Anchor shackles are the most common shackles out there. Because of this, their dimensions are pretty standard. It's important to know what the dimensions of your shackle are before purchase because certain applications require certain sized shackles. Please refer to the image below to find the most common dimensions of the popular Anchor Shackle.
Bow shackles are very similar to anchor shackles in their shape, but the actual 'Bow' of the shackle is far bigger than an anchor shackle. These types of shackles are most commonly made of stainless steel or titanium and are very nicely suited for slacklining due to their geometry. The 1/2" (12mm) size usually has a 1" width at the mouth, which makes it perfect for a webbing anchor.
Be careful with Bow Shackles though, as they are the most common shackle that is made from cast stainless steel. Be sure to look for the forged variations of them for the highest reliability.

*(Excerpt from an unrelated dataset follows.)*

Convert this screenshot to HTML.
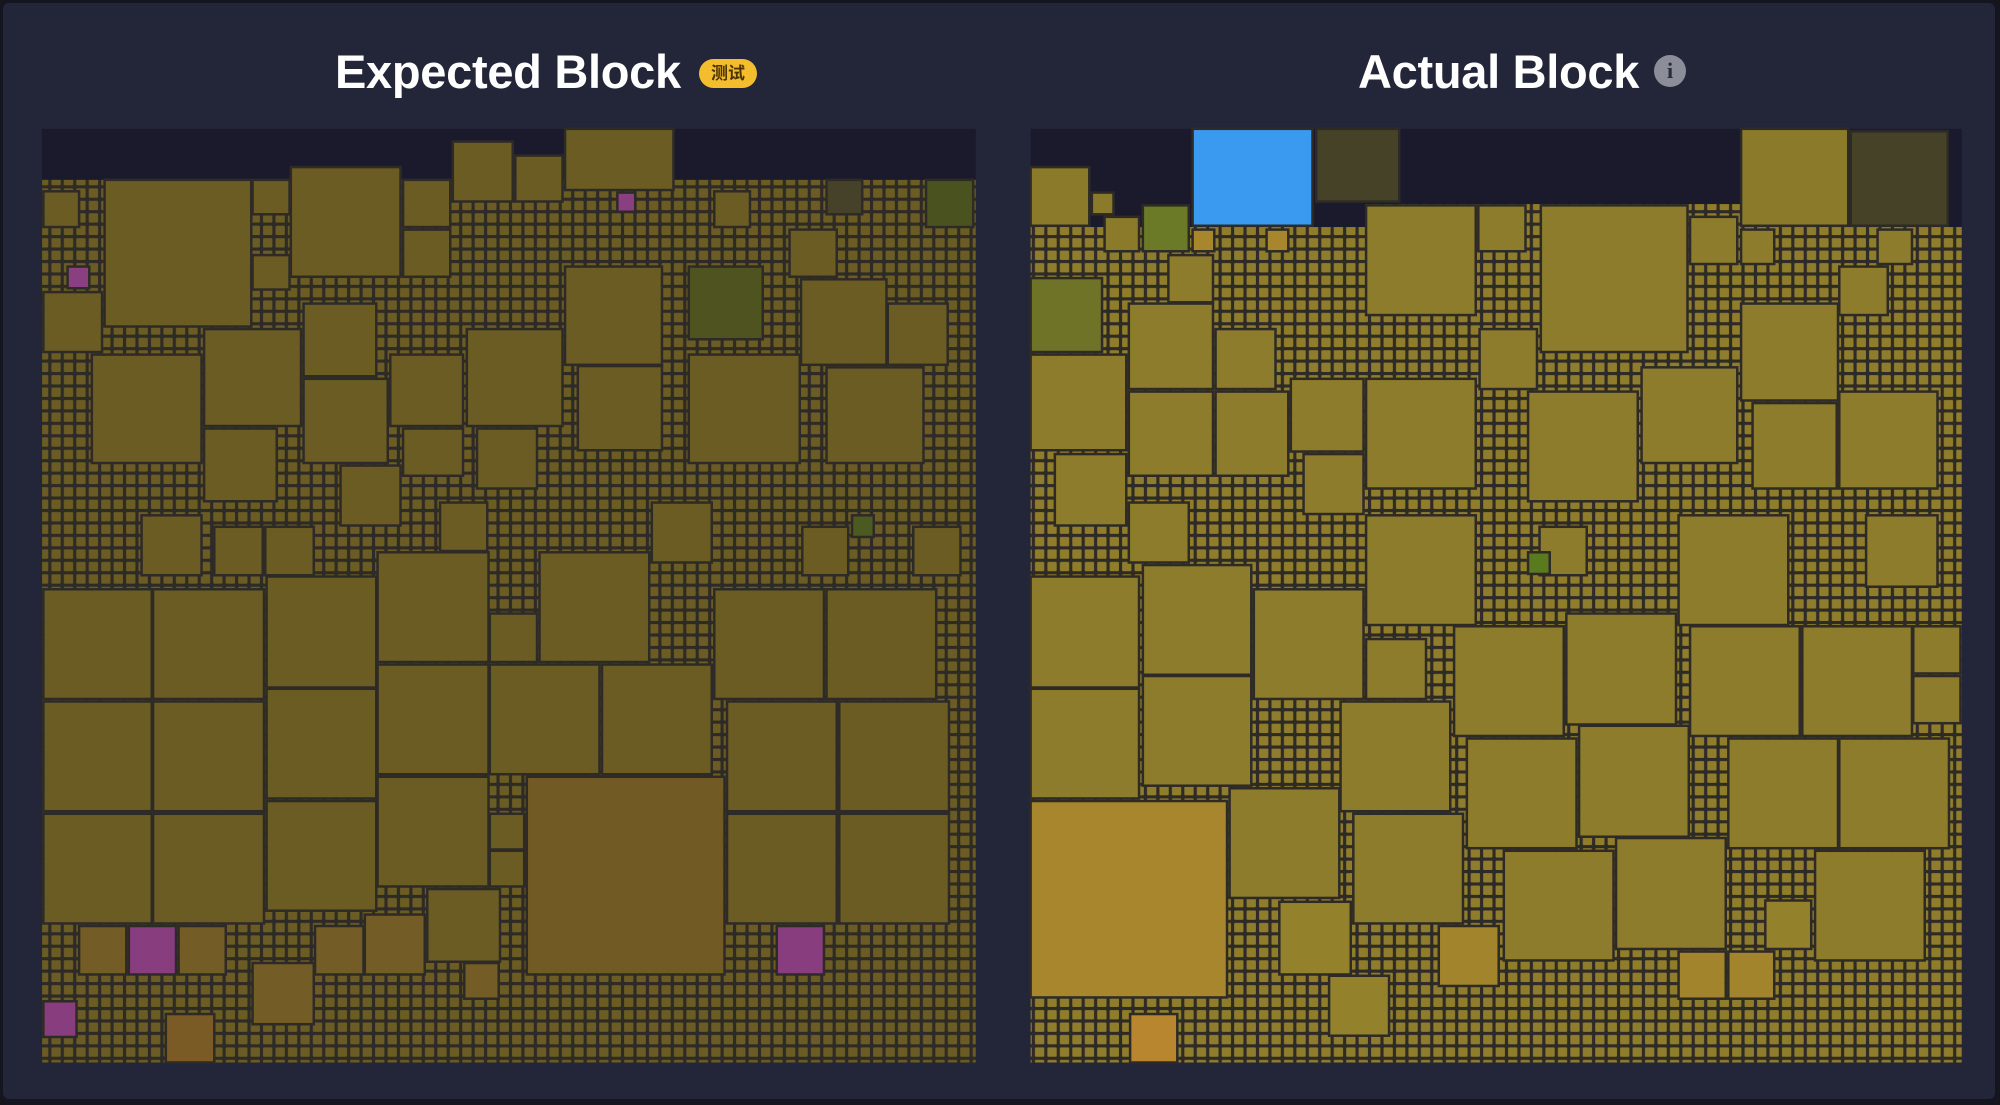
<!DOCTYPE html>
<html><head><meta charset="utf-8">
<style>
html,body{margin:0;padding:0;background:#14151f;}
body{width:2000px;height:1105px;overflow:hidden;font-family:"Liberation Sans","Noto Sans CJK SC",sans-serif;}
#frame{position:absolute;left:3px;top:3px;width:1992px;height:1096px;background:#232639;border-radius:6px;}
.title{position:absolute;top:44px;color:#fff;font-weight:bold;font-size:47px;letter-spacing:-0.3px;}
</style></head>
<body>
<div id="frame"></div>
<div class="title" style="left:335px">Expected Block</div>
<div style="position:absolute;left:699px;top:59px;width:58px;height:29px;border-radius:15px;background:#f3bd2e;color:#4a3400;font-size:17px;font-weight:bold;text-align:center;line-height:29px;">测试</div>
<div class="title" style="left:1358px">Actual Block</div>
<div style="position:absolute;left:1654px;top:55px;width:32px;height:32px;border-radius:50%;background:#8b8d99;color:#2a2c3a;font-size:22px;font-weight:bold;text-align:center;line-height:32px;font-family:'Liberation Serif',serif;">i</div>
<svg id="chart" width="2000" height="1105" style="position:absolute;left:0;top:0"></svg>
<script>
const S = 2000/1568;
// panel regions (thumbnail units)
const leftPanel = [33,101,765,833];
const rightPanel = [808,101,1538,833];
// tile-start skylines [x1,x2,yStart]
const leftSky = [[33,765,141]];
const rightSky = [[808,1071,178],[1071,1365,160],[1365,1538,178]];
// blocks [x1,y1,x2,y2,color]
const leftBlocks = [
[355,111,402,158,'#6b5c23'],[404,122,441,158,'#6b5c23'],[443,101,528,149,'#6b5c23'],
[82,141,197,256,'#6b5c23'],[228,131,314,217,'#6b5c23'],[316,141,353,178,'#6b5c23'],[316,180,353,217,'#6b5c23'],
[198,141,227,168,'#6b5c23'],[198,200,227,227,'#6b5c23'],[34,229,80,276,'#6b5c23'],[34,150,62,178,'#6b5c23'],
[443,209,519,286,'#6b5c23'],[540,209,598,266,'#4f5320'],[628,219,695,286,'#6b5c23'],[696,238,743,286,'#6b5c23'],
[560,150,588,178,'#6b5c23'],[619,180,656,217,'#6b5c23'],[726,141,763,178,'#4a5220'],[648,141,676,168,'#46422a'],
[238,238,295,295,'#6b5c23'],[160,258,236,334,'#6b5c23'],[72,278,158,363,'#6b5c23'],[366,258,441,334,'#6b5c23'],
[306,278,363,334,'#6b5c23'],[238,297,304,363,'#6b5c23'],[453,287,519,353,'#6b5c23'],[540,278,627,363,'#6b5c23'],
[648,288,724,363,'#6b5c23'],[160,336,217,393,'#6b5c23'],[316,336,363,373,'#6b5c23'],[374,336,421,383,'#6b5c23'],
[267,365,314,412,'#6b5c23'],[111,404,158,451,'#6b5c23'],[511,394,558,441,'#6b5c23'],[716,413,753,451,'#6b5c23'],
[629,413,665,451,'#6b5c23'],[208,413,246,451,'#6b5c23'],[168,413,206,451,'#6b5c23'],[345,394,382,432,'#6b5c23'],
[296,433,383,519,'#6b5c23'],[423,433,509,519,'#6b5c23'],[34,462,119,548,'#6b5c23'],[120,462,207,548,'#6b5c23'],
[209,452,295,539,'#6b5c23'],[560,462,646,548,'#6b5c23'],[648,462,734,548,'#6b5c23'],[384,481,421,519,'#6b5c23'],
[34,550,119,636,'#6b5c23'],[120,550,207,636,'#6b5c23'],[209,540,295,626,'#6b5c23'],[296,521,383,607,'#6b5c23'],
[384,521,470,607,'#6b5c23'],[472,521,558,607,'#6b5c23'],[570,550,656,636,'#6b5c23'],[658,550,744,636,'#6b5c23'],
[34,638,119,724,'#6b5c23'],[120,638,207,724,'#6b5c23'],[209,628,295,714,'#6b5c23'],[296,609,383,695,'#6b5c23'],
[413,609,568,764,'#715a24'],[570,638,656,724,'#6b5c23'],[658,638,744,724,'#6b5c23'],[384,638,411,666,'#6b5c23'],
[384,667,411,695,'#6b5c23'],[335,697,392,754,'#6b5c23'],[286,717,333,764,'#735c25'],[247,726,285,764,'#735c25'],
[62,726,99,764,'#735c25'],[140,726,177,764,'#735c25'],[101,726,138,764,'#873d7e'],[609,726,646,764,'#873d7e'],
[198,755,246,803,'#735c25'],[130,795,168,833,'#7a5a25'],[34,785,60,813,'#873d7e'],[364,755,391,783,'#735c25'],
[668,404,685,421,'#4a5a20'],[484,151,498,166,'#8a3f80'],[53,209,70,226,'#8a3f80']
];
const rightBlocks = [
[935,101,1029,177,'#3a9af0'],[1032,101,1097,158,'#464227'],[1365,101,1449,177,'#8a7a2a'],[1451,103,1527,177,'#464227'],
[808,131,854,177,'#8a7a2a'],[856,151,873,168,'#8a7a2a'],[866,170,893,197,'#8a7a2a'],[896,161,932,197,'#6a7a26'],
[935,180,952,197,'#a8862e'],[993,180,1010,197,'#a8862e'],
[808,218,864,276,'#6f7328'],[808,278,883,353,'#8d7c2b'],[1071,161,1157,247,'#8d7c2b'],[1159,161,1196,197,'#8d7c2b'],
[1208,161,1323,276,'#8d7c2b'],[1325,170,1362,207,'#8d7c2b'],[1365,180,1391,207,'#8d7c2b'],[1472,180,1499,207,'#8d7c2b'],
[1442,209,1480,247,'#8d7c2b'],[1160,258,1205,305,'#8d7c2b'],[885,238,951,305,'#8d7c2b'],[953,258,1000,305,'#8d7c2b'],
[916,200,951,237,'#8d7c2b'],[1365,238,1441,314,'#8d7c2b'],[1287,288,1362,363,'#8d7c2b'],[1198,307,1284,393,'#8d7c2b'],
[1071,297,1157,383,'#8d7c2b'],[1012,297,1069,354,'#8d7c2b'],[885,307,951,373,'#8d7c2b'],[953,307,1010,373,'#8d7c2b'],
[1374,316,1440,383,'#8d7c2b'],[1442,307,1519,383,'#8d7c2b'],[827,356,883,412,'#8d7c2b'],[808,452,893,539,'#8d7c2b'],
[896,443,981,529,'#8d7c2b'],[983,462,1069,548,'#8d7c2b'],[885,394,932,441,'#8d7c2b'],[1022,356,1069,403,'#8d7c2b'],
[1071,404,1157,490,'#8d7c2b'],[1316,404,1402,490,'#8d7c2b'],[808,540,893,626,'#8d7c2b'],[896,530,981,616,'#8d7c2b'],
[1140,491,1226,577,'#8d7c2b'],[1228,481,1314,568,'#8d7c2b'],[1325,491,1411,577,'#8d7c2b'],[1413,491,1499,577,'#8d7c2b'],
[1051,550,1137,636,'#8d7c2b'],[1071,501,1118,548,'#8d7c2b'],[1150,579,1236,665,'#8d7c2b'],[1238,569,1324,656,'#8d7c2b'],
[1355,579,1441,665,'#8d7c2b'],[1442,579,1528,665,'#8d7c2b'],[964,618,1050,704,'#8d7c2b'],[1061,638,1147,724,'#8d7c2b'],
[1179,667,1265,753,'#8d7c2b'],[1267,657,1353,744,'#8d7c2b'],[1423,667,1509,753,'#8d7c2b'],[808,628,962,782,'#a7862d'],
[1003,707,1059,764,'#94812b'],[1128,726,1175,773,'#a1842c'],[1042,765,1089,812,'#94812b'],[886,795,923,833,'#b8862f'],
[1384,706,1420,744,'#94812b'],[1316,746,1353,783,'#a1842c'],[1355,746,1391,783,'#a1842c'],[1207,413,1244,451,'#8d7c2b'],
[1198,433,1215,450,'#5a7a20'],[1463,404,1519,460,'#8d7c2b'],[1500,491,1537,528,'#8d7c2b'],[1500,530,1537,567,'#8d7c2b']
];
const leftTile = '#6b5c23', rightTile = '#8f7d2b';
const svg = document.getElementById('chart');
const NS = 'http://www.w3.org/2000/svg';
const px = v => v*S;
function mk(tag, attrs){const e=document.createElementNS(NS,tag);for(const k in attrs)e.setAttribute(k,attrs[k]);return e;}
function defPattern(id,color){
  const p=mk('pattern',{id:id,x:0,y:0,width:12.45,height:12.45,patternUnits:'userSpaceOnUse'});
  p.appendChild(mk('rect',{x:0,y:0,width:12.45,height:12.45,fill:'#2e2b27'}));
  p.appendChild(mk('rect',{x:1.6,y:1.6,width:9.3,height:9.3,fill:color,rx:1}));
  return p;
}
const defs=mk('defs',{});
defs.appendChild(defPattern('tl',leftTile));
defs.appendChild(defPattern('tr',rightTile));
svg.appendChild(defs);
function drawPanel(panel, sky, blocks, pat, name){
  const g=mk('g',{});
  
  
  const bg=mk('rect',{x:px(panel[0]),y:px(panel[1]),width:px(panel[2]-panel[0]),height:px(panel[3]-panel[1]),fill:'#1a1a2c'});
  
  
  g.appendChild(bg);
  sky.forEach(s=>{
    const t=mk('rect',{x:px(s[0]),y:px(s[2]),width:px(s[1]-s[0]),height:px(panel[3]-s[2]),fill:'url(#'+pat+')'});
    
    
    g.appendChild(t);
  });
  blocks.forEach(b=>{
    const r=mk('rect',{x:px(b[0]),y:px(b[1]),width:px(b[2]-b[0]),height:px(b[3]-b[1]),fill:b[4],stroke:'#2e2b27','stroke-width':2.5});
    
    
    g.appendChild(r);
  });
  svg.appendChild(g);
}
drawPanel(leftPanel,leftSky,leftBlocks,'tl','expected-block-map');
drawPanel(rightPanel,rightSky,rightBlocks,'tr','actual-block-map');
</script>
</body></html>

Because bow shackles are so common, the dimensions are fairly consistent. Here is a chart that shows the dimensions of some common sized bow shackles:
Chain shackles, also referred to as Dee Shackles, are straight-legged shackles that are typically used in bi-directional load situations. Their shape is optimized for two directions of pull, which makes them great for connecting pieces of gear together (such as your pulleys to the rigging plate, or your rope to the becket of your pulleys). These types of shackles are not good for situations where there are more than two directions of loads because of their geometry. The angled loads place a great deal of stress on the bolt-side of the shackle and can cause premature failure.
Be careful when purchasing Chain Shackles. Although they are often referred to as Dee Shackles, they are not always the same as Dee Shackles. The geometry of the two is slightly different and they are often made from different materials. Here are images of the dimensions of both types of shackles:
Twist shackles are very similar to Dee Shackles, but they are twisted 90-degrees. These are great for when you need to rotate gear and you don't want to use two connectors. Although, it's hard to find twist shackles that are large enough to hold the full force of your line, the small ones are great for connecting components together in your pulley system (i.e. for rotating your brake 90-degrees so that the handle is facing downwards).
There are hundreds of other types of shackles out there and they all serve a purpose. The shackles above are the most commonly used in rigging and slackline applications.